Leave out all pictures. Return exactly the lines from the top of the material through the line containing "const textColor = '#2a2a2a';".
···
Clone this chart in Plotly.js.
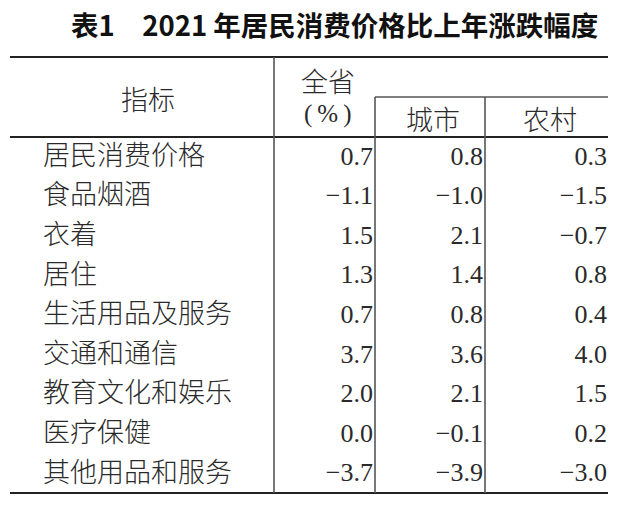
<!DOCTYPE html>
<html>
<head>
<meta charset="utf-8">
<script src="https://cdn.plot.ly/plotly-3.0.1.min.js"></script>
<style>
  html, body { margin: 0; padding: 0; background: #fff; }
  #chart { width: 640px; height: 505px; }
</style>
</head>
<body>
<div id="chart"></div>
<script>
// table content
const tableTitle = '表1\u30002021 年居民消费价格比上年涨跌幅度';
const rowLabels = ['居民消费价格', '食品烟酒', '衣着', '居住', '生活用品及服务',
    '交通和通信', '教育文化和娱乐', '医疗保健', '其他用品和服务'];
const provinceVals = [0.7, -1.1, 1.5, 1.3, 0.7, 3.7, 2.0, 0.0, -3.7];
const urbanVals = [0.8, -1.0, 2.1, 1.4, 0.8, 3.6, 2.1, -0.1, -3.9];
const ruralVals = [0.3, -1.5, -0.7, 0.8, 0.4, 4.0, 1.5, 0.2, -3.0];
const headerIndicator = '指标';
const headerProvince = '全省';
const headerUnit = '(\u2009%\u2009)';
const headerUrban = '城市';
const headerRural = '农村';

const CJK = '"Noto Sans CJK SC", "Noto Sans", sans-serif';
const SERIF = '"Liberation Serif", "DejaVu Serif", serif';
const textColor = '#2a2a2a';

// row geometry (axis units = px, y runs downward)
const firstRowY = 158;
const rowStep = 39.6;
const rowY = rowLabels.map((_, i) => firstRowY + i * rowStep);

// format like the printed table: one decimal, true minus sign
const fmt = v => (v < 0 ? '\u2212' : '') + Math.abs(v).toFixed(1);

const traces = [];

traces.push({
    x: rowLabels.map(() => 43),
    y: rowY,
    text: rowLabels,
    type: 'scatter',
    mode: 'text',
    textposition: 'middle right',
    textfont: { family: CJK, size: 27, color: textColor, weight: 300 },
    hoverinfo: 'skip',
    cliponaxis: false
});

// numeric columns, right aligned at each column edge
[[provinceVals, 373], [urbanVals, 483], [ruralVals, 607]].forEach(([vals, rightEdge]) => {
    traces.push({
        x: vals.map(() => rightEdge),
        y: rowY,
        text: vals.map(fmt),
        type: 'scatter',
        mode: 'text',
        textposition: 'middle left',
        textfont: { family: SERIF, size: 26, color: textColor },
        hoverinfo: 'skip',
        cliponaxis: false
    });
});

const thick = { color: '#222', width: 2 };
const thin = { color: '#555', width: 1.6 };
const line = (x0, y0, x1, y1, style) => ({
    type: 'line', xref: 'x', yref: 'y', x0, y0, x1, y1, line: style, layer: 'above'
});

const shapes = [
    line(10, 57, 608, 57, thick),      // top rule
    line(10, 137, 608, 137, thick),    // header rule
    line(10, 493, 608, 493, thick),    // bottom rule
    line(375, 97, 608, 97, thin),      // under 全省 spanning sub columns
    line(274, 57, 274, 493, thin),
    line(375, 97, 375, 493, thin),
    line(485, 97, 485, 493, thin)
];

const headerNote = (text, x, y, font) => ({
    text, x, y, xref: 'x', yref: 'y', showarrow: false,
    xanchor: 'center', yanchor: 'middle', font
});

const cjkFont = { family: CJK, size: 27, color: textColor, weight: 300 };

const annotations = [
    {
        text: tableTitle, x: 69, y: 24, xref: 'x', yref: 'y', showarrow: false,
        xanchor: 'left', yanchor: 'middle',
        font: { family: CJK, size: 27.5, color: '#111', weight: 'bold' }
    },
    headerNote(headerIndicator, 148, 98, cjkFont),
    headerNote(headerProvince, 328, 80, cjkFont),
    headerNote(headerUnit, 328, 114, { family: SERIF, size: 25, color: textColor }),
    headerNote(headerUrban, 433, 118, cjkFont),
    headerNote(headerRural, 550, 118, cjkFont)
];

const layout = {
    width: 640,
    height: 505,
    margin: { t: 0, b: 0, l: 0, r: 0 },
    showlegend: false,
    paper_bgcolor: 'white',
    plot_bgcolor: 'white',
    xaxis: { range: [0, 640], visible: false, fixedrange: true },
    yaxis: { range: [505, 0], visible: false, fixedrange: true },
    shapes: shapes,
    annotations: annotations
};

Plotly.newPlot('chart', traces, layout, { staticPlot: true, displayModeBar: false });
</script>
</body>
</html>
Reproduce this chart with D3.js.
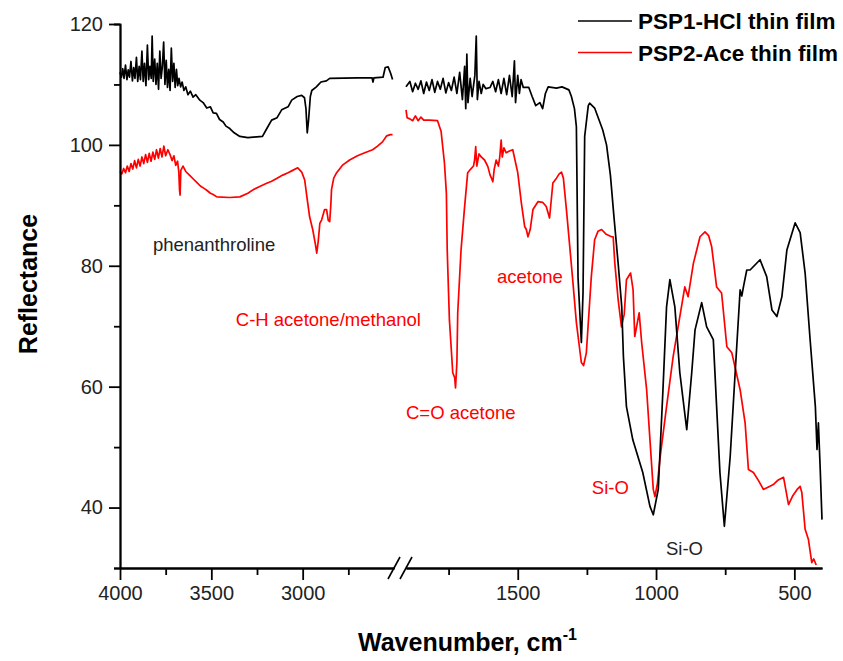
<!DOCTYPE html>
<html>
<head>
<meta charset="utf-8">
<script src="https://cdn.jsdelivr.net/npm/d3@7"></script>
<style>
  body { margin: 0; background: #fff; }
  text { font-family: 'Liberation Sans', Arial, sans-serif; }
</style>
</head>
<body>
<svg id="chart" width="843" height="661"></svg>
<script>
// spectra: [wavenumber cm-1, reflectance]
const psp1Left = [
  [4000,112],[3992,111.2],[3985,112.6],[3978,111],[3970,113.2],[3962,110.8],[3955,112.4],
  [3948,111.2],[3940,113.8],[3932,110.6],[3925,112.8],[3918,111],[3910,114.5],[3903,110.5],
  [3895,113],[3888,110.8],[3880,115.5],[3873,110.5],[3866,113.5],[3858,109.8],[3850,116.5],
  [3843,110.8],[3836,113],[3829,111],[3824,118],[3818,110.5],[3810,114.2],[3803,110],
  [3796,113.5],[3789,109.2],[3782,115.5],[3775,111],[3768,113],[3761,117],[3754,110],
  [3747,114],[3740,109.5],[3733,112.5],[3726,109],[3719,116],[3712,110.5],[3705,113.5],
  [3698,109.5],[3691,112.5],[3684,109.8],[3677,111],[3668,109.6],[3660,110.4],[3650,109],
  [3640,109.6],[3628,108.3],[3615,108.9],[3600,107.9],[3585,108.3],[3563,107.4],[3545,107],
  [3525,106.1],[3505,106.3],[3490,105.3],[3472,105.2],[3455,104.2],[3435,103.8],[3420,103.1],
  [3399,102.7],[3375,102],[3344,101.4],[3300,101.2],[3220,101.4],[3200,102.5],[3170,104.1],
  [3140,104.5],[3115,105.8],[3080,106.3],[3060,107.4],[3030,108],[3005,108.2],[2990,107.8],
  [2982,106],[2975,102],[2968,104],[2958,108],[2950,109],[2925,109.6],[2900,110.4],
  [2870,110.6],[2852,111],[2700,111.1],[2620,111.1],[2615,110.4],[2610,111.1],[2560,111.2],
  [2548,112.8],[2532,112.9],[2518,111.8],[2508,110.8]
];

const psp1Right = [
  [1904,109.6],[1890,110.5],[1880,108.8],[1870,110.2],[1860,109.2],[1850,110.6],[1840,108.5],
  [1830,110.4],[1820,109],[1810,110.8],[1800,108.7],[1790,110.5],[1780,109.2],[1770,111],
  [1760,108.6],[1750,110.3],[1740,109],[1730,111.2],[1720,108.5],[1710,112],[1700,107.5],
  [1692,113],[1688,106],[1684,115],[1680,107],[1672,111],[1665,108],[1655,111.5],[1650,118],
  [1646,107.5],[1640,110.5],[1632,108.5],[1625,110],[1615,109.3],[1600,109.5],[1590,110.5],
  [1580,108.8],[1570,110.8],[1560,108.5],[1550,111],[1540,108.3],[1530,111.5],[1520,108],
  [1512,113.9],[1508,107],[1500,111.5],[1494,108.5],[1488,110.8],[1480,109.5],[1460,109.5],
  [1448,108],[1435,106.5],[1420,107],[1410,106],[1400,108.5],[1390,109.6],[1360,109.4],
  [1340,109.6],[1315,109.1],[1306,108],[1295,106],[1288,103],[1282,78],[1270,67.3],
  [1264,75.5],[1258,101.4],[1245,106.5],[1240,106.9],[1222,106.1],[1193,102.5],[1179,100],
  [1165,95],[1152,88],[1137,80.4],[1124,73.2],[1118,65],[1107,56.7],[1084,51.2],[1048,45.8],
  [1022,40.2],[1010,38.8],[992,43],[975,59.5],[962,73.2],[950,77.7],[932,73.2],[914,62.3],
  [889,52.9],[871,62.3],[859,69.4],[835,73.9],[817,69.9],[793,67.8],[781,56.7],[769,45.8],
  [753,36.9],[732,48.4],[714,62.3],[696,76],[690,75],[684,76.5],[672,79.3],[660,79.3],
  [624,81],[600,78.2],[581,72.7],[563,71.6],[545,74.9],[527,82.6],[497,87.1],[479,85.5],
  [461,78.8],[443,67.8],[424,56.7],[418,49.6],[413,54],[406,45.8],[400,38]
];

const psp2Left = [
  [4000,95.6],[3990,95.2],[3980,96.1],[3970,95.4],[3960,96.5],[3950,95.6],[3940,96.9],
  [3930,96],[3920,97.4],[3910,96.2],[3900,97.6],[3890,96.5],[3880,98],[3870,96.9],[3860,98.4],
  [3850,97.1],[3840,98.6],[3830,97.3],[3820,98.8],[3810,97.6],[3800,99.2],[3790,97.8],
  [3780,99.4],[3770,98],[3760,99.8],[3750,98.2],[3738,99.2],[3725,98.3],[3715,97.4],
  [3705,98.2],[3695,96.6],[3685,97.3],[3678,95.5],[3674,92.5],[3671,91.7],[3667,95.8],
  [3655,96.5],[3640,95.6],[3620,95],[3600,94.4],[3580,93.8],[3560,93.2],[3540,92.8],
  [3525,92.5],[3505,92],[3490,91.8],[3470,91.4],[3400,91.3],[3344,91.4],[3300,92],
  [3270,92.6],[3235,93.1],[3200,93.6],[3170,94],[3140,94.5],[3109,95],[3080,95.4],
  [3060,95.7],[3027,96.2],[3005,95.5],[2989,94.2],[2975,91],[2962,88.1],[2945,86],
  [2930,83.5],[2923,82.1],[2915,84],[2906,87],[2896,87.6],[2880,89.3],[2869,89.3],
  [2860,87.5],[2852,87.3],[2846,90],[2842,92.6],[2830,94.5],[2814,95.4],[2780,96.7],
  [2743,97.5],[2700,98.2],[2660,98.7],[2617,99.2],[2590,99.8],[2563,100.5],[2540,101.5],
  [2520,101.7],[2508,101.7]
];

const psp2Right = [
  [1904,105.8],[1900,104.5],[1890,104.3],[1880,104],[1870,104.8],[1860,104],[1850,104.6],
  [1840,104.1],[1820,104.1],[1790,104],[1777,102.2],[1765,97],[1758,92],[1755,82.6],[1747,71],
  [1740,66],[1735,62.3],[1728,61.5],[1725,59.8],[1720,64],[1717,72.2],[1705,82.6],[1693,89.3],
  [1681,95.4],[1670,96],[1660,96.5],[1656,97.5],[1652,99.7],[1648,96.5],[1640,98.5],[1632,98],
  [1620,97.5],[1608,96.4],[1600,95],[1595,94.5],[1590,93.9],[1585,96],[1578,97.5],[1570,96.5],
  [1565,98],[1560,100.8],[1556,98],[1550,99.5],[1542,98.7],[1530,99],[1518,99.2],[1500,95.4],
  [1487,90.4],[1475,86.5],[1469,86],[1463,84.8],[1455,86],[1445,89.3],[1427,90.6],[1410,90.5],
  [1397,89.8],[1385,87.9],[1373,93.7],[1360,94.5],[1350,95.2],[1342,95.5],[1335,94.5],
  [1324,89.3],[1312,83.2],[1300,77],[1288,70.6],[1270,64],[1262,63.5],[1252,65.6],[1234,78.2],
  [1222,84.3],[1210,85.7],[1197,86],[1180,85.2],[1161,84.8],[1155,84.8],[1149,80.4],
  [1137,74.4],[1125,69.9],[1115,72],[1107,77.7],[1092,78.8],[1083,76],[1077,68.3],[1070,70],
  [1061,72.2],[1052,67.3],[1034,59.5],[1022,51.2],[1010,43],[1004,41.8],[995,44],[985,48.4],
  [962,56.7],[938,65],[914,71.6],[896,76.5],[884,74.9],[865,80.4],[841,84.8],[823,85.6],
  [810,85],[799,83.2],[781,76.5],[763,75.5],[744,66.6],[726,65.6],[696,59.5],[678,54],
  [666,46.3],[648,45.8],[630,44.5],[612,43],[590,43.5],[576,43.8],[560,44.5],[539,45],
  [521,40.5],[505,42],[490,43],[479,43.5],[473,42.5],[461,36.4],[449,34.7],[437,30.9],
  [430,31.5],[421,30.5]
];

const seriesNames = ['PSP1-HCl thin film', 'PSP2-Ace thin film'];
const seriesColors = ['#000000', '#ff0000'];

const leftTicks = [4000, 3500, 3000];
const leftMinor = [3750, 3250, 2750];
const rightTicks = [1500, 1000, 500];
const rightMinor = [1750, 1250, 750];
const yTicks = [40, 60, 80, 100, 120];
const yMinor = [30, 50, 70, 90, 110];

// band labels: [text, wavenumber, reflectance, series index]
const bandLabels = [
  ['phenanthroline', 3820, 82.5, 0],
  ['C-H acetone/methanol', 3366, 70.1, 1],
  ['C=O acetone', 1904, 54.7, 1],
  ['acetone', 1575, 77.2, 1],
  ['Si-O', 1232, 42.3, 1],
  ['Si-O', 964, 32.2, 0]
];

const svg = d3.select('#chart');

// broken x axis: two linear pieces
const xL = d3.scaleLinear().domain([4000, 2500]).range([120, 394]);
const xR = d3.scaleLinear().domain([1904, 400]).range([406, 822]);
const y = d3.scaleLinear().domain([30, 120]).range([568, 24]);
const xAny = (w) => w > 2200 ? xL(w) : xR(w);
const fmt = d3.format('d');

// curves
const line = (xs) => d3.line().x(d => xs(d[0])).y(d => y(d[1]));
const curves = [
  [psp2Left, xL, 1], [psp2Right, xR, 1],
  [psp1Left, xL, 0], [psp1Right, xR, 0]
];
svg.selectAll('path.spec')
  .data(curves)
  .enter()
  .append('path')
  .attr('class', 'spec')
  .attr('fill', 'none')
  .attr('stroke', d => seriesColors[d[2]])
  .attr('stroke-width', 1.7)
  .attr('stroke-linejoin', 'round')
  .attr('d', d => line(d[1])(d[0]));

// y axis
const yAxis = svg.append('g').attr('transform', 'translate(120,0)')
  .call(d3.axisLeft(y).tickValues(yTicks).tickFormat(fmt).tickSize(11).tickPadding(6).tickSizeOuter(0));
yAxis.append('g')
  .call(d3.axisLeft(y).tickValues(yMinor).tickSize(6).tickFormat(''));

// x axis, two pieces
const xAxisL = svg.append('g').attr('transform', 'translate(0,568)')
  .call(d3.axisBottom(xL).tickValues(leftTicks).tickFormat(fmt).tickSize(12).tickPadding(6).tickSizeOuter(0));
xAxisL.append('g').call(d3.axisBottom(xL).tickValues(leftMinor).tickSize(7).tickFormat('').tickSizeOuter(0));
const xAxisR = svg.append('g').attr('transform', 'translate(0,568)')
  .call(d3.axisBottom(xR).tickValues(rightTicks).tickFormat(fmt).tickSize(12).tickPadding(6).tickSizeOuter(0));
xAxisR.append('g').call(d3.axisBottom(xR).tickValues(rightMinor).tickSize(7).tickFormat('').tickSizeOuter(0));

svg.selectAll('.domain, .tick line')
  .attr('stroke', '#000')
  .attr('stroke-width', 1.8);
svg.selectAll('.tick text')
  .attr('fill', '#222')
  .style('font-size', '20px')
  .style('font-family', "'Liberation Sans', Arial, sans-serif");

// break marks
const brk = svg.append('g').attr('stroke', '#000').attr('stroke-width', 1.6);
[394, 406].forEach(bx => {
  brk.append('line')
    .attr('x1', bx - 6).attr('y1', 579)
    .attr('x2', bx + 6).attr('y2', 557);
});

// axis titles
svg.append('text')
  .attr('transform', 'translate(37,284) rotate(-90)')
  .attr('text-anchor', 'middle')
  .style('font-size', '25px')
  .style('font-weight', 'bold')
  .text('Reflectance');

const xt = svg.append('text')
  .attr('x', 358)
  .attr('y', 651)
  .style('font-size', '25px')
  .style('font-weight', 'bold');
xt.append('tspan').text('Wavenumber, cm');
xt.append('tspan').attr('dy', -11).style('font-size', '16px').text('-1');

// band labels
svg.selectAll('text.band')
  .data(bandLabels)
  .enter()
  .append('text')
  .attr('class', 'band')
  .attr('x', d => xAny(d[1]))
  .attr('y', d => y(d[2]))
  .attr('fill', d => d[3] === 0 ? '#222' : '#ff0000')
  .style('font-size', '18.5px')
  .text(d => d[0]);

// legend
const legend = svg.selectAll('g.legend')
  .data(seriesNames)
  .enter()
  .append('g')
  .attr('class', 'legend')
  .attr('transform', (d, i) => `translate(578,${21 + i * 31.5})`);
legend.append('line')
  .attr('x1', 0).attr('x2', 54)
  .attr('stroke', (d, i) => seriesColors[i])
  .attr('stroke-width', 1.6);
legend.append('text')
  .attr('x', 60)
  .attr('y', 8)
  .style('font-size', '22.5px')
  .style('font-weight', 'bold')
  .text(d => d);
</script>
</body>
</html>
···
**Response below**.
Clone this chart in Plotly.js.
<!DOCTYPE html>
<html>
<head>
<meta charset="utf-8">
<script src="https://cdn.plot.ly/plotly-3.0.1.min.js"></script>
<style>
  html, body { margin: 0; padding: 0; background: #fff; }
  #chart { width: 640px; height: 505px; }
</style>
</head>
<body>
<div id="chart"></div>
<script>
// table content
const tableTitle = '表1\u30002021 年居民消费价格比上年涨跌幅度';
const rowLabels = ['居民消费价格', '食品烟酒', '衣着', '居住', '生活用品及服务',
    '交通和通信', '教育文化和娱乐', '医疗保健', '其他用品和服务'];
const provinceVals = [0.7, -1.1, 1.5, 1.3, 0.7, 3.7, 2.0, 0.0, -3.7];
const urbanVals = [0.8, -1.0, 2.1, 1.4, 0.8, 3.6, 2.1, -0.1, -3.9];
const ruralVals = [0.3, -1.5, -0.7, 0.8, 0.4, 4.0, 1.5, 0.2, -3.0];
const headerIndicator = '指标';
const headerProvince = '全省';
const headerUnit = '(\u2009%\u2009)';
const headerUrban = '城市';
const headerRural = '农村';

const CJK = '"Noto Sans CJK SC", "Noto Sans", sans-serif';
const SERIF = '"Liberation Serif", "DejaVu Serif", serif';
const textColor = '#2a2a2a';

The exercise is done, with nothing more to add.